> **WHAT YOU WILL DO**
Print word for word the first line of the listing below and every line after it, through the line with "const fmt = v". Leave out the pictures and the rest.

> **INFORMATION PROVIDED**
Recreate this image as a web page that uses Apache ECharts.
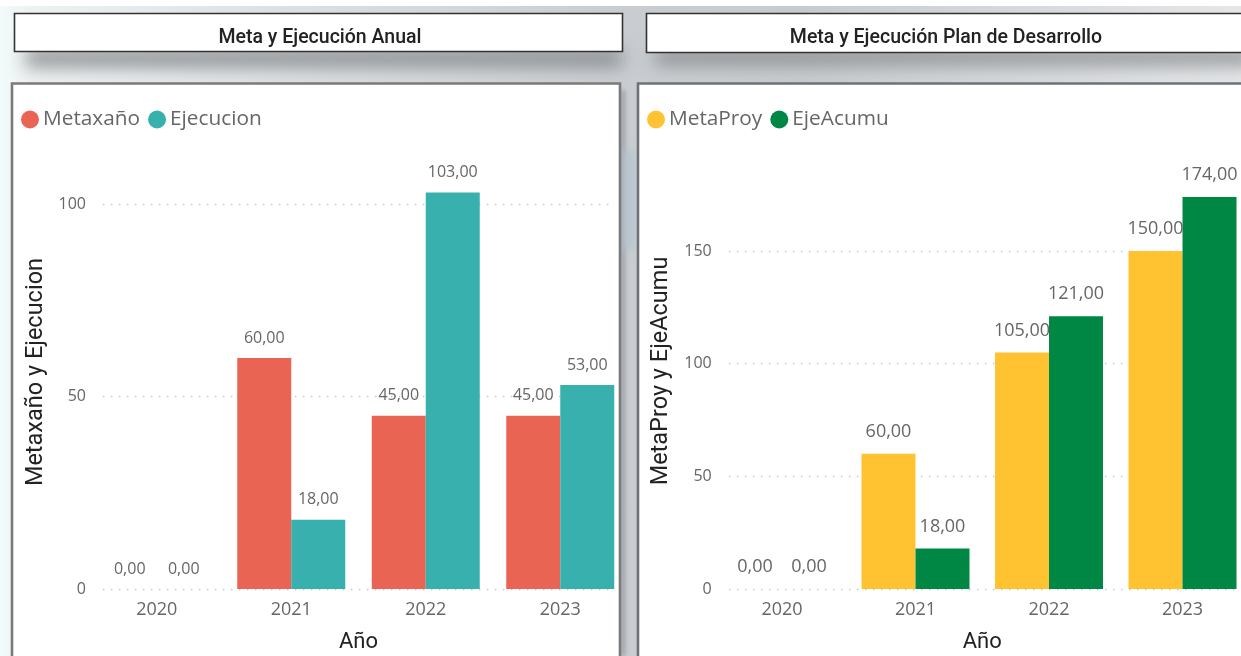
<!DOCTYPE html>
<html>
<head>
<meta charset="utf-8">
<style>
html,body{margin:0;padding:0;width:1241px;height:656px;overflow:hidden;background:#fff}
#bg{position:absolute;left:0;top:6px;width:1241px;height:650px;
background:linear-gradient(90deg,#f2fbfb 0,#eef1f2 30px,#dcdfe2 300px,#c9cdd1 620px,#c8cbce 800px,#e4e6e8 1241px)}
#shadow1{position:absolute;left:26px;top:50px;width:596px;height:16px;background:#85888b;filter:blur(9px)}
#shadow2{position:absolute;left:655px;top:50px;width:600px;height:14px;background:#85888b;filter:blur(9px)}
#shadow3{position:absolute;left:621px;top:90px;width:4px;height:566px;background:#9a9da0;filter:blur(2px)}
#map{position:absolute;left:624px;top:150px;width:10px;height:100px;background:#b4c3cf;filter:blur(5px)}
#chart{position:absolute;left:0;top:0;width:1241px;height:656px}
</style>
</head>
<body>
<div id="bg"></div><div id="shadow1"></div><div id="shadow2"></div><div id="shadow3"></div><div id="map"></div>
<div id="chart"></div>
<script src="https://cdn.jsdelivr.net/npm/echarts@6/dist/echarts.min.js"></script>
<script>
const years = ['2020','2021','2022','2023'];
const metaxano = [0,60,45,45];
const ejecucion = [0,18,103,53];
const metaProy = [0,60,105,150];
const ejeAcumu = [0,18,121,174];
const leftTitle = 'Meta y Ejecución Anual';
const rightTitle = 'Meta y Ejecución Plan de Desarrollo';
const leftYName = 'Metaxaño y Ejecucion';
const rightYName = 'MetaProy y EjeAcumu';
const xName = 'Año';

const FONT = '"Open Sans", sans-serif';
const DIN = 'Roboto, sans-serif';
const TXT = '#666666';
const fmt = v => v.toFixed(2).replace('.', ',');

function barSeries(name, data, color, xi, yi, size, dist){
  return {type:'bar', name, data, xAxisIndex:xi, yAxisIndex:yi, barWidth:54, barGap:'0%',
    itemStyle:{color},
    z:3,
    label:{show:true, position:'top', distance:dist, color:TXT, fontFamily:FONT, fontSize:size,
      formatter:p=>fmt(p.value)}};
}
function catAxis(gridIndex, nameGap){
  return {type:'category', gridIndex, data:years,
    axisLine:{show:false}, axisTick:{show:false}, splitLine:{show:false},
    axisLabel:{color:TXT, fontFamily:FONT, fontSize:18, margin:12, interval:0},
    name:xName, nameLocation:'middle', nameGap,
    nameTextStyle:{color:'#222', fontFamily:DIN, fontSize:22}};
}
function valAxis(gridIndex, max, name, nameGap, margin){
  return {type:'value', gridIndex, min:0, max, interval:50,
    axisLine:{show:false}, axisTick:{show:false}, splitLine:{show:false},
    axisLabel:{color:TXT, fontFamily:FONT, fontSize:16, margin, showMaxLabel:false, padding:[6,0,0,0]},
    name, nameLocation:'middle', nameGap, nameRotate:90,
    nameTextStyle:{color:'#222', fontFamily:DIN, fontSize:23.5}};
}
function dotAxis(gridIndex, max){
  return {type:'value', gridIndex, min:0, max, interval:50,
    axisLine:{show:false}, axisTick:{show:false}, axisLabel:{show:false},
    splitLine:{show:true, showMaxLine:false, lineStyle:{color:'#c4c4c4', width:1.4, type:[1.4,6.6]}}};
}
function hiddenX(gridIndex){
  return {type:'value', gridIndex, min:0, max:1, show:false};
}
function box(x,y,w,h,stroke,lw){
  return {type:'rect', shape:{x,y,width:w,height:h}, style:{fill:'#fff', stroke, lineWidth:lw}, z:-10};
}
function caption(text,x,y){
  return {type:'text', x, y, z:-9, style:{text, fill:'#222', font:'500 19.5px '+DIN, textAlign:'center', textVerticalAlign:'middle'}};
}
function gridBox(left,width,top,height){
  return {left,width,top,height,outerBoundsMode:'none',containLabel:false};
}

const LEFT_MAX = 112.7, RIGHT_MAX = 193.5;
const chart = echarts.init(document.getElementById('chart'), null, {renderer:'canvas'});
chart.setOption({
  animation:false,
  backgroundColor:'transparent',
  graphic:{elements:[
    box(14.5,13.5,608,38,'#333',1.6),
    box(646.5,13.5,640,39,'#333',1.6),
    box(12,83.5,608,600,'#7a7a7a',2.6),
    box(638,83.5,640,600,'#6e7275',2.6),
    caption(leftTitle,320,38),
    caption(rightTitle,946,38)
  ]},
  legend:[
    {data:['Metaxaño','Ejecucion'], left:16, top:104, icon:'circle', itemWidth:18, itemHeight:18, itemGap:8,
      textStyle:{color:TXT, fontFamily:FONT, fontSize:20.8, padding:[0,0,0,-1]}},
    {data:['MetaProy','EjeAcumu'], left:642, top:104, icon:'circle', itemWidth:18, itemHeight:18, itemGap:8,
      textStyle:{color:TXT, fontFamily:FONT, fontSize:20.8, padding:[0,0,0,-1]}}
  ],
  grid:[
    gridBox(89.5,538,155.1,433.9),
    gridBox(715.25,534,153,436),
    gridBox(103,512,155.1,433.9),
    gridBox(729,507,153,436)
  ],
  xAxis:[catAxis(0,42), catAxis(1,42), hiddenX(2), hiddenX(3)],
  yAxis:[
    valAxis(0,LEFT_MAX,leftYName,41,3.5),
    valAxis(1,RIGHT_MAX,rightYName,42,3.5),
    dotAxis(2,LEFT_MAX),
    dotAxis(3,RIGHT_MAX)
  ],
  series:[
    barSeries('Metaxaño',metaxano,'#E96452',0,0,16,12),
    barSeries('Ejecucion',ejecucion,'#38B1AE',0,0,16,12),
    barSeries('MetaProy',metaProy,'#FFC332',1,1,18,13),
    barSeries('EjeAcumu',ejeAcumu,'#008744',1,1,18,13)
  ]
});
</script>
</body>
</html>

> **EXERCISE OUTPUT**
Recreate this image as a web page that uses Apache ECharts.
<!DOCTYPE html>
<html>
<head>
<meta charset="utf-8">
<style>
html,body{margin:0;padding:0;width:1241px;height:656px;overflow:hidden;background:#fff}
#bg{position:absolute;left:0;top:6px;width:1241px;height:650px;
background:linear-gradient(90deg,#f2fbfb 0,#eef1f2 30px,#dcdfe2 300px,#c9cdd1 620px,#c8cbce 800px,#e4e6e8 1241px)}
#shadow1{position:absolute;left:26px;top:50px;width:596px;height:16px;background:#85888b;filter:blur(9px)}
#shadow2{position:absolute;left:655px;top:50px;width:600px;height:14px;background:#85888b;filter:blur(9px)}
#shadow3{position:absolute;left:621px;top:90px;width:4px;height:566px;background:#9a9da0;filter:blur(2px)}
#map{position:absolute;left:624px;top:150px;width:10px;height:100px;background:#b4c3cf;filter:blur(5px)}
#chart{position:absolute;left:0;top:0;width:1241px;height:656px}
</style>
</head>
<body>
<div id="bg"></div><div id="shadow1"></div><div id="shadow2"></div><div id="shadow3"></div><div id="map"></div>
<div id="chart"></div>
<script src="https://cdn.jsdelivr.net/npm/echarts@6/dist/echarts.min.js"></script>
<script>
const years = ['2020','2021','2022','2023'];
const metaxano = [0,60,45,45];
const ejecucion = [0,18,103,53];
const metaProy = [0,60,105,150];
const ejeAcumu = [0,18,121,174];
const leftTitle = 'Meta y Ejecución Anual';
const rightTitle = 'Meta y Ejecución Plan de Desarrollo';
const leftYName = 'Metaxaño y Ejecucion';
const rightYName = 'MetaProy y EjeAcumu';
const xName = 'Año';

const FONT = '"Open Sans", sans-serif';
const DIN = 'Roboto, sans-serif';
const TXT = '#666666';
const fmt = v => v.toFixed(2).replace('.', ',');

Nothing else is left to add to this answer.